1988 in remembrance of Kristallnacht (Crystal Night) 50 years earlier, Helnwein erected a large installation in the city center of Cologne, between Ludwig Museum and the Cologne Cathedral: Selektion – Neunter November Nacht (“Selektion – Ninth November Night). A four-meter-high, hundred-meter-long picture lane in which the artist recalls the events of Reichskristallnacht, the actual beginning of the Holocaust, on 9 November 1938.

He confronts the passersby with larger-than-life children’s faces lined up in a seemingly endless row, as if for concentration camp selection. Just days into the exhibit, these portraits were vandalized by unknown persons, symbolically cutting the throats of the depicted children’s faces. Helnwein consciously left the panels with the gashes and included them into the presentation, because he decided it made the work stronger and more relevant.

Mitchell Waxman wrote in The Jewish Journal, 2004, Los Angeles:

“The most powerful images that deal with Nazism and Holocaust themes are by Anselm Kiefer and Helnwein, although, Kiefer’s work differs considerably from Helnwein’s in his concern with the effect of German aggression on the national psyche and the complexities of German cultural heritage. Kiefer is known for evocative and soulful images of barren German landscapes. But Kiefer and Helnwein’s work are both informed by the personal experience of growing up in a post-war German speaking country… William Burroughs said that the American revolution begins in books and music, and political operatives implement the changes after the fact. To this maybe we can add art. And Helnwein’s art might have the capacity to instigate change by piercing the veil of political correctness to recapture the primitive gesture inherent in art.”

One of the best known paintings of Helnwein’s oeuvre is Epiphany I – Adoration of the Magi, (1996, oil and acrylic on canvas, 210 cm x 333 cm, collection of the Denver Art Museum). It is part of a series of three paintings: Epiphany I, Epiphany II (Adoration of the Shepherds, de Young Museum, San Francisco), Epiphany III (Presentation at the Temple 2, Albertina Museum, Vienna), created between 1996 and 1998. In Epiphany I, SS officers surround a mother and child group. To judge by their looks and gestures, they appear to be interested in details such as head, face, back and genitals. The arrangement of the figures clearly relates to motive and iconography of the adoration of the three Magi, such as were common especially in the German, Italian and Dutch 15th century artworks.
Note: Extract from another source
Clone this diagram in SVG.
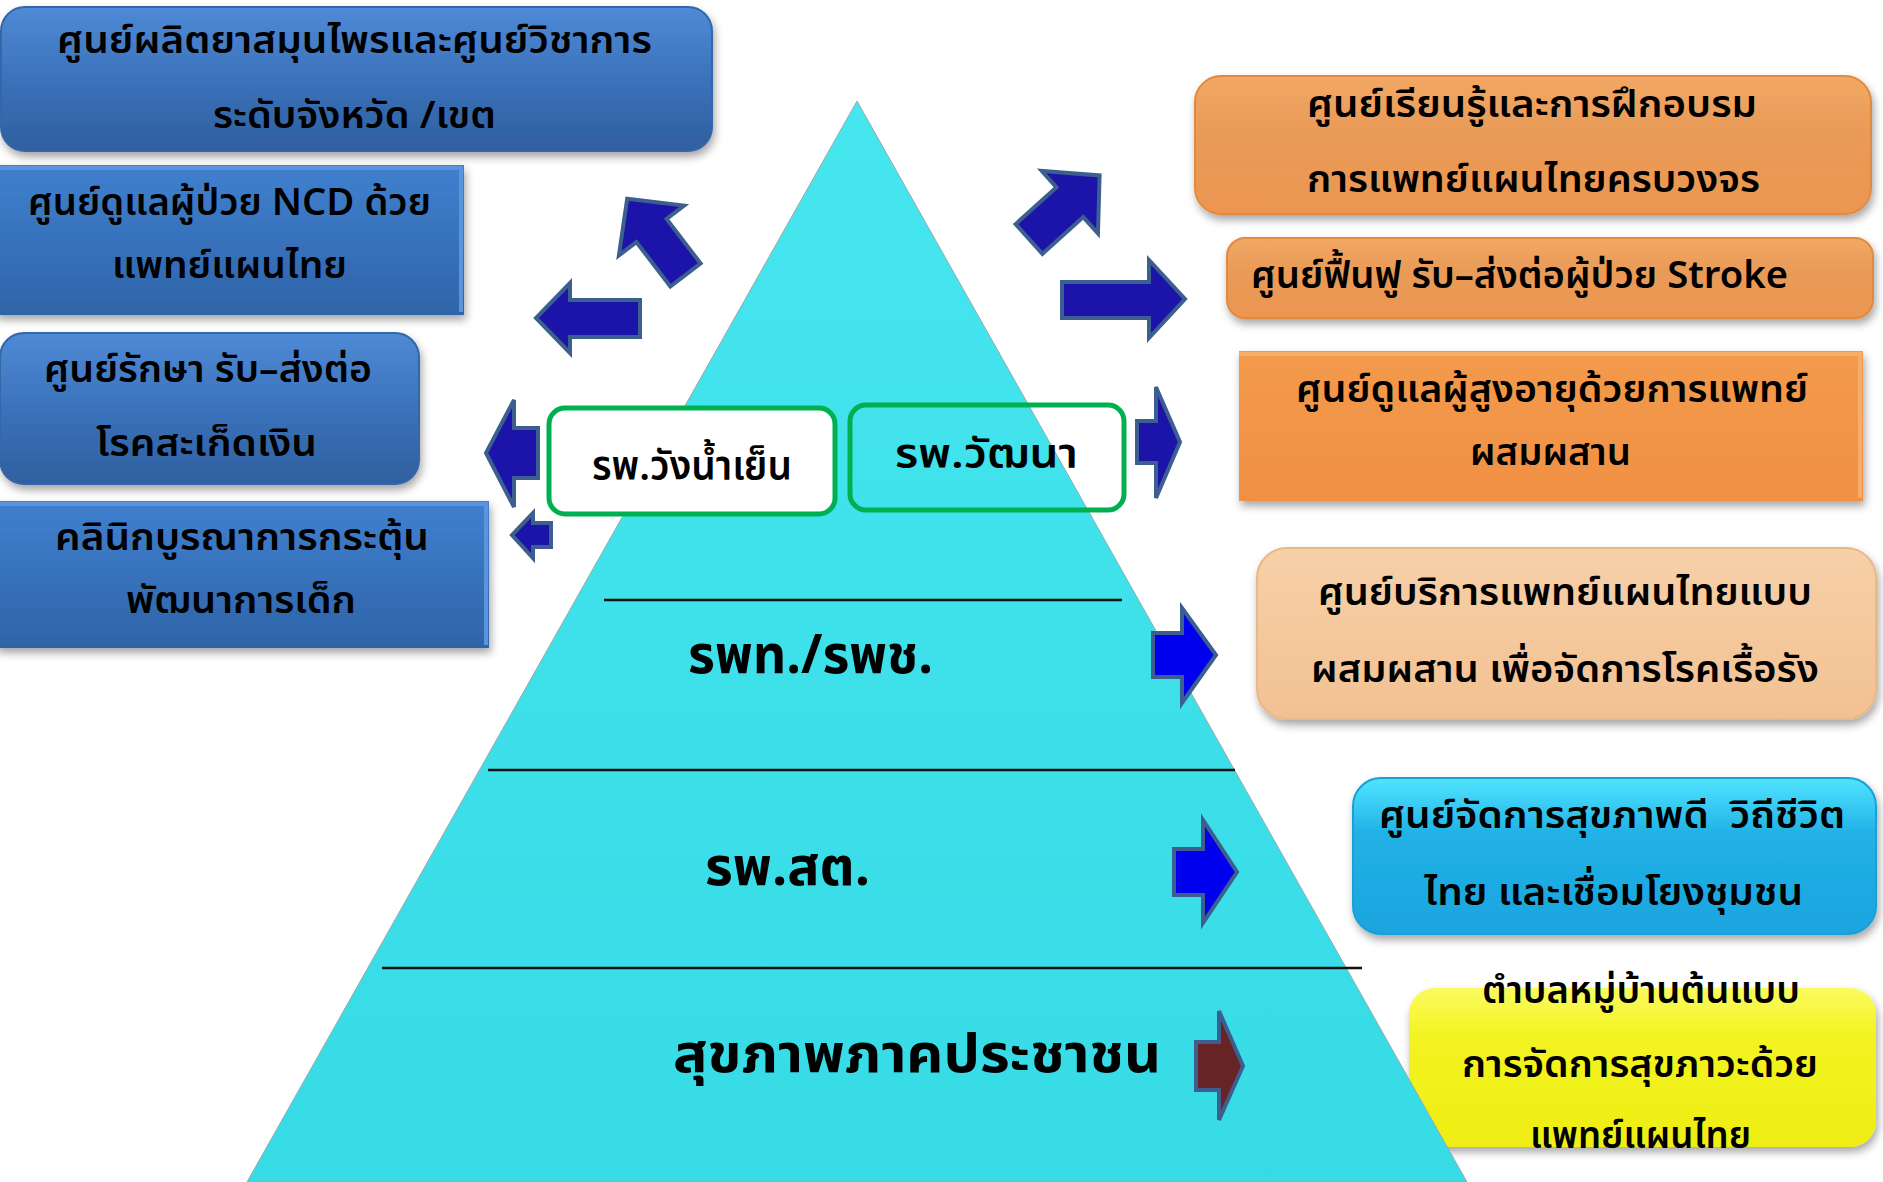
<svg xmlns="http://www.w3.org/2000/svg" width="1883" height="1182" viewBox="0 0 1883 1182">
<style>
.t{font-family:"Noto Sans Thai","Noto Sans","DejaVu Sans",sans-serif;font-size:38px;fill:#000;text-anchor:start;font-weight:600}
.p{font-family:"Noto Sans Thai","Noto Sans","DejaVu Sans",sans-serif;font-size:54px;fill:#000;font-weight:700}
.g{font-family:"Noto Sans Thai","Noto Sans","DejaVu Sans",sans-serif;font-size:40px;fill:#000;font-weight:600}
.arr{fill:#1c13a8;stroke:#3d5f8f;stroke-width:4;stroke-linejoin:miter}
.arrB{fill:#0000ee;stroke:#3d5f8f;stroke-width:4}
.arrM{fill:#682424;stroke:#3d5f8f;stroke-width:4}
.lvl{stroke:#111;stroke-width:2.5}
.gbox{stroke:#00b050;stroke-width:5}
</style>
<defs>
<filter id="sh" x="-10%" y="-10%" width="120%" height="130%"><feDropShadow dx="2" dy="5" stdDeviation="4" flood-color="#000" flood-opacity="0.35"/></filter>
<linearGradient id="gBlue" x1="0" y1="0" x2="0" y2="1"><stop offset="0" stop-color="#4f8ad6"/><stop offset="0.5" stop-color="#3b72bb"/><stop offset="1" stop-color="#2f5f9f"/></linearGradient>
<linearGradient id="gBlueR" x1="0" y1="0" x2="0" y2="1"><stop offset="0" stop-color="#4080cf"/><stop offset="1" stop-color="#2f64a8"/></linearGradient>
<linearGradient id="gOr" x1="0" y1="0" x2="0" y2="1"><stop offset="0" stop-color="#f2a864"/><stop offset="0.4" stop-color="#e99b58"/><stop offset="1" stop-color="#ec9650"/></linearGradient>
<linearGradient id="gOrR" x1="0" y1="0" x2="0" y2="1"><stop offset="0" stop-color="#f39a4c"/><stop offset="1" stop-color="#f09044"/></linearGradient>
<linearGradient id="gPeach" x1="0" y1="0" x2="0" y2="1"><stop offset="0" stop-color="#f7d0a8"/><stop offset="1" stop-color="#f2c192"/></linearGradient>
<linearGradient id="gCyan" x1="0" y1="0" x2="0" y2="1"><stop offset="0" stop-color="#50e4ff"/><stop offset="0.35" stop-color="#22b2e6"/><stop offset="1" stop-color="#1aa4de"/></linearGradient>
<linearGradient id="gYel" x1="0" y1="0" x2="0" y2="1"><stop offset="0" stop-color="#fbfb60"/><stop offset="0.3" stop-color="#f3f322"/><stop offset="1" stop-color="#eeee14"/></linearGradient>
<linearGradient id="gPyr" x1="0" y1="0" x2="0" y2="1"><stop offset="0" stop-color="#46e6ef"/><stop offset="1" stop-color="#36dbe5"/></linearGradient>
</defs>
<rect width="1883" height="1182" fill="#fff"/>

<g id="n-yellow">
<rect x="1409" y="988" width="467" height="159" rx="26" fill="url(#gYel)" filter="url(#sh)"/>
</g>

<g id="pyramid">
<polygon points="857,101 247,1182 1467,1182" fill="url(#gPyr)" stroke="#9aa" stroke-width="1"/>
<line class="lvl" x1="604" y1="600" x2="1122" y2="600"/>
<line class="lvl" x1="488" y1="770" x2="1235" y2="770"/>
<line class="lvl" x1="382" y1="968" x2="1362" y2="968"/>
</g>
<g id="lvl-rpt"><text class="p" x="688" y="673" textLength="245" lengthAdjust="spacingAndGlyphs">รพท./รพช.</text></g>
<g id="lvl-rpst"><text class="p" x="705" y="885" textLength="165" lengthAdjust="spacingAndGlyphs">รพ.สต.</text></g>
<g id="lvl-people"><text class="p" x="673" y="1072" textLength="488" lengthAdjust="spacingAndGlyphs">สุขภาพภาคประชาชน</text></g>

<g id="n-wangnamyen">
<rect class="gbox" x="549" y="408" width="286" height="106" rx="16" fill="#fff"/>
<text class="g" x="592" y="480" textLength="200" lengthAdjust="spacingAndGlyphs">รพ.วังน้ำเย็น</text>
</g>
<g id="n-wattana">
<rect class="gbox" x="850" y="405" width="274" height="105" rx="16" fill="none"/>
<text class="g" x="895" y="468" textLength="183" lengthAdjust="spacingAndGlyphs">รพ.วัฒนา</text>
</g>

<g id="n-herbal">
<rect x="1" y="7" width="711" height="144" rx="24" fill="url(#gBlue)" stroke="#3466a8" stroke-width="2" filter="url(#sh)"/>
<text class="t" x="57" y="53" textLength="595" lengthAdjust="spacingAndGlyphs">ศูนย์ผลิตยาสมุนไพรและศูนย์วิชาการ</text>
<text class="t" x="213" y="128" textLength="283" lengthAdjust="spacingAndGlyphs">ระดับจังหวัด /เขต</text>
</g>
<g id="n-ncd">
<rect x="-5" y="165" width="469" height="150" fill="url(#gBlueR)" filter="url(#sh)"/>
<polyline points="-5,168 461,168 461,312" fill="none" stroke="#5a95dc" stroke-width="4"/>
<text class="t" x="28" y="215" textLength="403" lengthAdjust="spacingAndGlyphs">ศูนย์ดูแลผู้ป่วย NCD ด้วย</text>
<text class="t" x="112" y="278" textLength="235" lengthAdjust="spacingAndGlyphs">แพทย์แผนไทย</text>
</g>
<g id="n-psoriasis">
<rect x="0" y="333" width="419" height="151" rx="24" fill="url(#gBlue)" stroke="#3466a8" stroke-width="2" filter="url(#sh)"/>
<text class="t" x="44" y="382" textLength="328" lengthAdjust="spacingAndGlyphs">ศูนย์รักษา รับ–ส่งต่อ</text>
<text class="t" x="96" y="456" textLength="221" lengthAdjust="spacingAndGlyphs">โรคสะเก็ดเงิน</text>
</g>
<g id="n-child">
<rect x="-5" y="501" width="494" height="147" fill="url(#gBlueR)" filter="url(#sh)"/>
<polyline points="-5,504 486,504 486,645" fill="none" stroke="#5a95dc" stroke-width="4"/>
<text class="t" x="55" y="550" textLength="374" lengthAdjust="spacingAndGlyphs">คลินิกบูรณาการกระตุ้น</text>
<text class="t" x="126" y="613" textLength="230" lengthAdjust="spacingAndGlyphs">พัฒนาการเด็ก</text>
</g>

<g id="n-learning">
<rect x="1195" y="76" width="676" height="138" rx="26" fill="url(#gOr)" stroke="#e08a40" stroke-width="2" filter="url(#sh)"/>
<text class="t" x="1307" y="117" textLength="450" lengthAdjust="spacingAndGlyphs">ศูนย์เรียนรู้และการฝึกอบรม</text>
<text class="t" x="1307" y="192" textLength="453" lengthAdjust="spacingAndGlyphs">การแพทย์แผนไทยครบวงจร</text>
</g>
<g id="n-stroke">
<rect x="1227" y="238" width="646" height="80" rx="18" fill="url(#gOr)" stroke="#e08a40" stroke-width="2" filter="url(#sh)"/>
<text class="t" x="1251" y="288" textLength="537" lengthAdjust="spacingAndGlyphs">ศูนย์ฟื้นฟู รับ–ส่งต่อผู้ป่วย Stroke</text>
</g>
<g id="n-elderly">
<rect x="1239" y="351" width="624" height="150" fill="url(#gOrR)" filter="url(#sh)"/>
<polyline points="1239,354 1860,354 1860,498" fill="none" stroke="#f6ad6a" stroke-width="4"/>
<text class="t" x="1296" y="402" textLength="512" lengthAdjust="spacingAndGlyphs">ศูนย์ดูแลผู้สูงอายุด้วยการแพทย์</text>
<text class="t" x="1470" y="465" textLength="161" lengthAdjust="spacingAndGlyphs">ผสมผสาน</text>
</g>
<g id="n-chronic">
<rect x="1257" y="548" width="619" height="171" rx="30" fill="url(#gPeach)" stroke="#e8b888" stroke-width="2" filter="url(#sh)"/>
<text class="t" x="1318" y="605" textLength="494" lengthAdjust="spacingAndGlyphs">ศูนย์บริการแพทย์แผนไทยแบบ</text>
<text class="t" x="1311" y="682" textLength="508" lengthAdjust="spacingAndGlyphs">ผสมผสาน เพื่อจัดการโรคเรื้อรัง</text>
</g>
<g id="n-lifestyle">
<rect x="1353" y="778" width="523" height="156" rx="28" fill="url(#gCyan)" stroke="#1a9ed6" stroke-width="2" filter="url(#sh)"/>
<text class="t" x="1379" y="828" textLength="466" lengthAdjust="spacingAndGlyphs" xml:space="preserve">ศูนย์จัดการสุขภาพดี  วิถีชีวิต</text>
<text class="t" x="1424" y="905" textLength="379" lengthAdjust="spacingAndGlyphs">ไทย และเชื่อมโยงชุมชน</text>
</g>
<g id="n-village">
<text class="t" x="1482" y="1003" textLength="318" lengthAdjust="spacingAndGlyphs">ตำบลหมู่บ้านต้นแบบ</text>
<text class="t" x="1462" y="1077" textLength="356" lengthAdjust="spacingAndGlyphs">การจัดการสุขภาวะด้วย</text>
<text class="t" x="1530" y="1148" textLength="221" lengthAdjust="spacingAndGlyphs">แพทย์แผนไทย</text>
</g>

<g id="connectors">
<path class="arr" transform="translate(685.5,275) rotate(-127.4)" d="M0,-19 L56,-19 L56,-41 L96,0 L56,41 L56,19 L0,19 Z"/>
<path class="arr" d="M640,300 L570,300 L570,283 L536,318 L570,353 L570,337 L640,337 Z"/>
<path class="arr" d="M538,428 L514,428 L514,400 L486,453 L514,507 L514,478 L538,478 Z"/>
<path class="arr" d="M551,523 L533,523 L533,513 L512,535 L533,558 L533,547 L551,547 Z"/>
<path class="arr" transform="translate(1029,239) rotate(-42)" d="M0,-20 L55,-20 L55,-42 L95,0 L55,42 L55,20 L0,20 Z"/>
<path class="arr" d="M1062,282 L1149,282 L1149,260 L1185,299 L1149,338 L1149,318 L1062,318 Z"/>
<path class="arr" d="M1137,421 L1156,421 L1156,387 L1180,442 L1156,498 L1156,463 L1137,463 Z"/>
<path class="arrB" d="M1153,633 L1182,633 L1182,608 L1216,655 L1182,703 L1182,677 L1153,677 Z"/>
<path class="arrB" d="M1174,849 L1203,849 L1203,820 L1237,872 L1203,923 L1203,895 L1174,895 Z"/>
<path class="arrM" d="M1196,1042 L1219,1042 L1219,1011 L1243,1066 L1219,1120 L1219,1090 L1196,1090 Z"/>
</g>
</svg>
Julia Pascal wrote about this work in the New Statesman:

“This Austrian Catholic Nativity scene has no Magi bearing gifts. Madonna and child are encircled by five respectful Waffen SS officers palpably in awe of the idealised, blonde Virgin. The Christ toddler, who stands on Mary’s lap, stares defiantly out of the canvas.” Helnwein’s baby Jesus is often considered to represent Adolf Hitler.”

In 2013, the Albertina Museum in Vienna organised a retrospective of Helnwein’s work, which was seen by 250,000 visitors. This show was the most successful exhibition of a living artist in the history of the Museum.

Klaus Albrecht Schröder, director, of the Albertina Museum stated:

“It is no coincidence, that of all the big retrospectives that we have shown in the Albertina Museum, from Gerhard Richter to Georg Baselitz, this exhibition of Gottfried Helnwein was the exhibition that by far touched people the most, and the one that moved some to tears. I almost couldn’t believe it. But Gottfried Helnwein shakes people at their core, he moves their hearts. And it pleases me, of course, when one can show, that art does not have to be art for art’s sake, that it can have a message, a message which affects people and moves them.”